# Exercise brief
In the listing below, find the line holding "Recreate this image" and the line holding "text=black!85] (intro) at". Write out those two lines and all lines between, exactly, and nothing more.

* START Provided records *

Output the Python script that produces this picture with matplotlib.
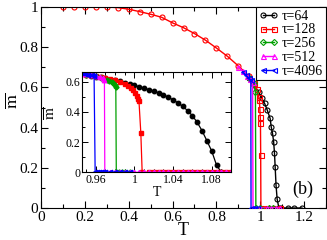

* END Provided records *
* START Provided records *

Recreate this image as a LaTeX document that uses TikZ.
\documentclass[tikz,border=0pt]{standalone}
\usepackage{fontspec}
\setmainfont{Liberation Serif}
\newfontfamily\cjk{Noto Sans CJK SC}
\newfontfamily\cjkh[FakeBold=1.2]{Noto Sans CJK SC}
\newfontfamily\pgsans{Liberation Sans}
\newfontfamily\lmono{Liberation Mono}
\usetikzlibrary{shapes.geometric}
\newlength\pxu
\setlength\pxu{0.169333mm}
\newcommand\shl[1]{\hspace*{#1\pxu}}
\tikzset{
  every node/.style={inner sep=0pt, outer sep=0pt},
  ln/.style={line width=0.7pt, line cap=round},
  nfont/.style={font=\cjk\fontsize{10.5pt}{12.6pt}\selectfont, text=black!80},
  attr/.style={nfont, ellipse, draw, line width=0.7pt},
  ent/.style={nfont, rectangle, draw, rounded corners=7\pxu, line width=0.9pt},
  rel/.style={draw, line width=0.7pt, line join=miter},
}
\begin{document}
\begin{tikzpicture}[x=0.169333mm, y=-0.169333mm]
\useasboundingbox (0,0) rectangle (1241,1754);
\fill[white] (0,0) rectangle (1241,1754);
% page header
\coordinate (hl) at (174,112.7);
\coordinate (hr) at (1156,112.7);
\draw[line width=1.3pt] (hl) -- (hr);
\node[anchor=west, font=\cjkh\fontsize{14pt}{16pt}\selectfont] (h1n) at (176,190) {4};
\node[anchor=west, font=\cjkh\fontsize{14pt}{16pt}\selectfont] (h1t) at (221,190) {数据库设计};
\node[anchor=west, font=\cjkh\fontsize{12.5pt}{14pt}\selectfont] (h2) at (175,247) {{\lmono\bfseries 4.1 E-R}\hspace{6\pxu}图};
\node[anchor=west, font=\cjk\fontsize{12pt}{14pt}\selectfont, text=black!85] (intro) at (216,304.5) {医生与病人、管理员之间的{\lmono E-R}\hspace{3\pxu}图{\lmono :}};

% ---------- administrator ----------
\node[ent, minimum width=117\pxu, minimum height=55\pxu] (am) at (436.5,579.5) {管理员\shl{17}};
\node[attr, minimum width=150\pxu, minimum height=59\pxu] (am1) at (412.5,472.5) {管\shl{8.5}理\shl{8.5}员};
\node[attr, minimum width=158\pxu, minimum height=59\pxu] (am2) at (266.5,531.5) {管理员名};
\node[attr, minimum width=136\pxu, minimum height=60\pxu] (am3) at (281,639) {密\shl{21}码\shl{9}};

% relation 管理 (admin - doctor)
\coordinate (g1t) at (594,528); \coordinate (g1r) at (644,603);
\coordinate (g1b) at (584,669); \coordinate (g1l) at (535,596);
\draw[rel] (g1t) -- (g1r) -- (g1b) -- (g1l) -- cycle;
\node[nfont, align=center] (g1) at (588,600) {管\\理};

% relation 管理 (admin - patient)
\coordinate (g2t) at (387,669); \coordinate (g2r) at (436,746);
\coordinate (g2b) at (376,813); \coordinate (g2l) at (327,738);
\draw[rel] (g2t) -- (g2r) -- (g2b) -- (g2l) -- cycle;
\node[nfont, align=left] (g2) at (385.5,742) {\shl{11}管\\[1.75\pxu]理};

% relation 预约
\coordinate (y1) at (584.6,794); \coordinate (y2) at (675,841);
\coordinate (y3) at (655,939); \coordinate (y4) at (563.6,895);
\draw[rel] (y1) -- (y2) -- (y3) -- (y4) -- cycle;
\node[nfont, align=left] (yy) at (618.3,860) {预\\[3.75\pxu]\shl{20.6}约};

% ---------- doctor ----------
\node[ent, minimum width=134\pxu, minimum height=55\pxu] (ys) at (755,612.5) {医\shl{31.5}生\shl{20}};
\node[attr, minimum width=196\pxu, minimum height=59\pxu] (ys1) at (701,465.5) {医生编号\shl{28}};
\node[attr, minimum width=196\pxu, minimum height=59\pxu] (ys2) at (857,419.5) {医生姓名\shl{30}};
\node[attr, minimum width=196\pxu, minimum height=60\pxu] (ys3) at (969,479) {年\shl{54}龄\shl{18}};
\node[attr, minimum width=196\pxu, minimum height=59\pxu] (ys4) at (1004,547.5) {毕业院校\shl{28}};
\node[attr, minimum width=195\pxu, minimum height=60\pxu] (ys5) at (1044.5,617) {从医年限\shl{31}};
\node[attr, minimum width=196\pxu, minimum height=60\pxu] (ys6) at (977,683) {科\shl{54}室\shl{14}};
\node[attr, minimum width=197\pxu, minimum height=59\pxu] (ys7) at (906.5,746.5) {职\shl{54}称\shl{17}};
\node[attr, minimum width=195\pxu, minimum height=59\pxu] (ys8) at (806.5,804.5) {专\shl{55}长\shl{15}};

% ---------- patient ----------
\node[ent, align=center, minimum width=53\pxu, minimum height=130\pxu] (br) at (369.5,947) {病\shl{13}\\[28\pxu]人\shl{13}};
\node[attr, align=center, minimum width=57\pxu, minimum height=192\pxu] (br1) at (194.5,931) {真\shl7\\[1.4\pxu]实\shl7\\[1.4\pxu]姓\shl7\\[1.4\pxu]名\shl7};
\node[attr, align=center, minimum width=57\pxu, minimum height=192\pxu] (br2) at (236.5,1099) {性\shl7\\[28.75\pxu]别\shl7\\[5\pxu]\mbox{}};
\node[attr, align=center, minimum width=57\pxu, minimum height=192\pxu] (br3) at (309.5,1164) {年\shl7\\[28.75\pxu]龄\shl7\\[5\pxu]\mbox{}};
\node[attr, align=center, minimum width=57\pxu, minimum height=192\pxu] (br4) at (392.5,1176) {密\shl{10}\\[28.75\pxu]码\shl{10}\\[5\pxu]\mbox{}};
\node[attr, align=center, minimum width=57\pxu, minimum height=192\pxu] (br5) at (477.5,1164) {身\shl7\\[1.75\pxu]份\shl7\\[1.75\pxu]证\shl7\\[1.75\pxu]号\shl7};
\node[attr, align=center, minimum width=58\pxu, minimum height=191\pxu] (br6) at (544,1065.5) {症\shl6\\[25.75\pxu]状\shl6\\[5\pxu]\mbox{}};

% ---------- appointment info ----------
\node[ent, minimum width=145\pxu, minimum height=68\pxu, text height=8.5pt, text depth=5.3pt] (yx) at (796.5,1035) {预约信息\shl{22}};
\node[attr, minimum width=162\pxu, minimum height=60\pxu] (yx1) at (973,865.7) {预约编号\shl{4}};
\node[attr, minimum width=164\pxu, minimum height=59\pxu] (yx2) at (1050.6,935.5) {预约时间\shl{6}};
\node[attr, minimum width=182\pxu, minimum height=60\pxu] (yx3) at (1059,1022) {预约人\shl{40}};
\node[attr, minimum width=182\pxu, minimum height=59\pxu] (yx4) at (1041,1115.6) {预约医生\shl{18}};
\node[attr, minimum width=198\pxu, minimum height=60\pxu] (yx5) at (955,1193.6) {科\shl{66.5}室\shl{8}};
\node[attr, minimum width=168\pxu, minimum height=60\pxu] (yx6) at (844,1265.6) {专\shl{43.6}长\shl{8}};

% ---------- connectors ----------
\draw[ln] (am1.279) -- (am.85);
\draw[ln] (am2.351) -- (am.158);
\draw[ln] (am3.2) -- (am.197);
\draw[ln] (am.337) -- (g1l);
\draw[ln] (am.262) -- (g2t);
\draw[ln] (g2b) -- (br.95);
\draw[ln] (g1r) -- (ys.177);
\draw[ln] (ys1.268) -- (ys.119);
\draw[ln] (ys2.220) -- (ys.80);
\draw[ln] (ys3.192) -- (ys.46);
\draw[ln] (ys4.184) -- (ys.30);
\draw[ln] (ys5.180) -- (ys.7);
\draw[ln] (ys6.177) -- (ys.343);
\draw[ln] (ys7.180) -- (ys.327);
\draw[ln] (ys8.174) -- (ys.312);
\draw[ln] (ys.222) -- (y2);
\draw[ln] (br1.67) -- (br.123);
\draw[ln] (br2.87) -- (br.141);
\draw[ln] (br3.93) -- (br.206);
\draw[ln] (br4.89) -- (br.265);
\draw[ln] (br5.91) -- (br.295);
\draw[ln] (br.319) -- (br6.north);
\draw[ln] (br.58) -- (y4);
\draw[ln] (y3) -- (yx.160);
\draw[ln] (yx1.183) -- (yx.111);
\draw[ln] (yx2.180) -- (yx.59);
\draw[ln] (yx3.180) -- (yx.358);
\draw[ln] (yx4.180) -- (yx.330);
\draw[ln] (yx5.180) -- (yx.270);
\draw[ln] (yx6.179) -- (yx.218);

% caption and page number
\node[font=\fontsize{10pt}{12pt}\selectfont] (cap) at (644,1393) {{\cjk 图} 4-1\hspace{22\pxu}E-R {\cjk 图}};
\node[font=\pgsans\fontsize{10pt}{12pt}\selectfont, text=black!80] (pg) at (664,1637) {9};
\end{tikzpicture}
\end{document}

* END Provided records *

# Complete output
Recreate this image as a LaTeX document that uses TikZ.
\documentclass[tikz,border=0pt]{standalone}
\usepackage{fontspec}
\setmainfont{Liberation Serif}
\newfontfamily\cjk{Noto Sans CJK SC}
\newfontfamily\cjkh[FakeBold=1.2]{Noto Sans CJK SC}
\newfontfamily\pgsans{Liberation Sans}
\newfontfamily\lmono{Liberation Mono}
\usetikzlibrary{shapes.geometric}
\newlength\pxu
\setlength\pxu{0.169333mm}
\newcommand\shl[1]{\hspace*{#1\pxu}}
\tikzset{
  every node/.style={inner sep=0pt, outer sep=0pt},
  ln/.style={line width=0.7pt, line cap=round},
  nfont/.style={font=\cjk\fontsize{10.5pt}{12.6pt}\selectfont, text=black!80},
  attr/.style={nfont, ellipse, draw, line width=0.7pt},
  ent/.style={nfont, rectangle, draw, rounded corners=7\pxu, line width=0.9pt},
  rel/.style={draw, line width=0.7pt, line join=miter},
}
\begin{document}
\begin{tikzpicture}[x=0.169333mm, y=-0.169333mm]
\useasboundingbox (0,0) rectangle (1241,1754);
\fill[white] (0,0) rectangle (1241,1754);
% page header
\coordinate (hl) at (174,112.7);
\coordinate (hr) at (1156,112.7);
\draw[line width=1.3pt] (hl) -- (hr);
\node[anchor=west, font=\cjkh\fontsize{14pt}{16pt}\selectfont] (h1n) at (176,190) {4};
\node[anchor=west, font=\cjkh\fontsize{14pt}{16pt}\selectfont] (h1t) at (221,190) {数据库设计};
\node[anchor=west, font=\cjkh\fontsize{12.5pt}{14pt}\selectfont] (h2) at (175,247) {{\lmono\bfseries 4.1 E-R}\hspace{6\pxu}图};
\node[anchor=west, font=\cjk\fontsize{12pt}{14pt}\selectfont, text=black!85] (intro) at (216,304.5) {医生与病人、管理员之间的{\lmono E-R}\hspace{3\pxu}图{\lmono :}};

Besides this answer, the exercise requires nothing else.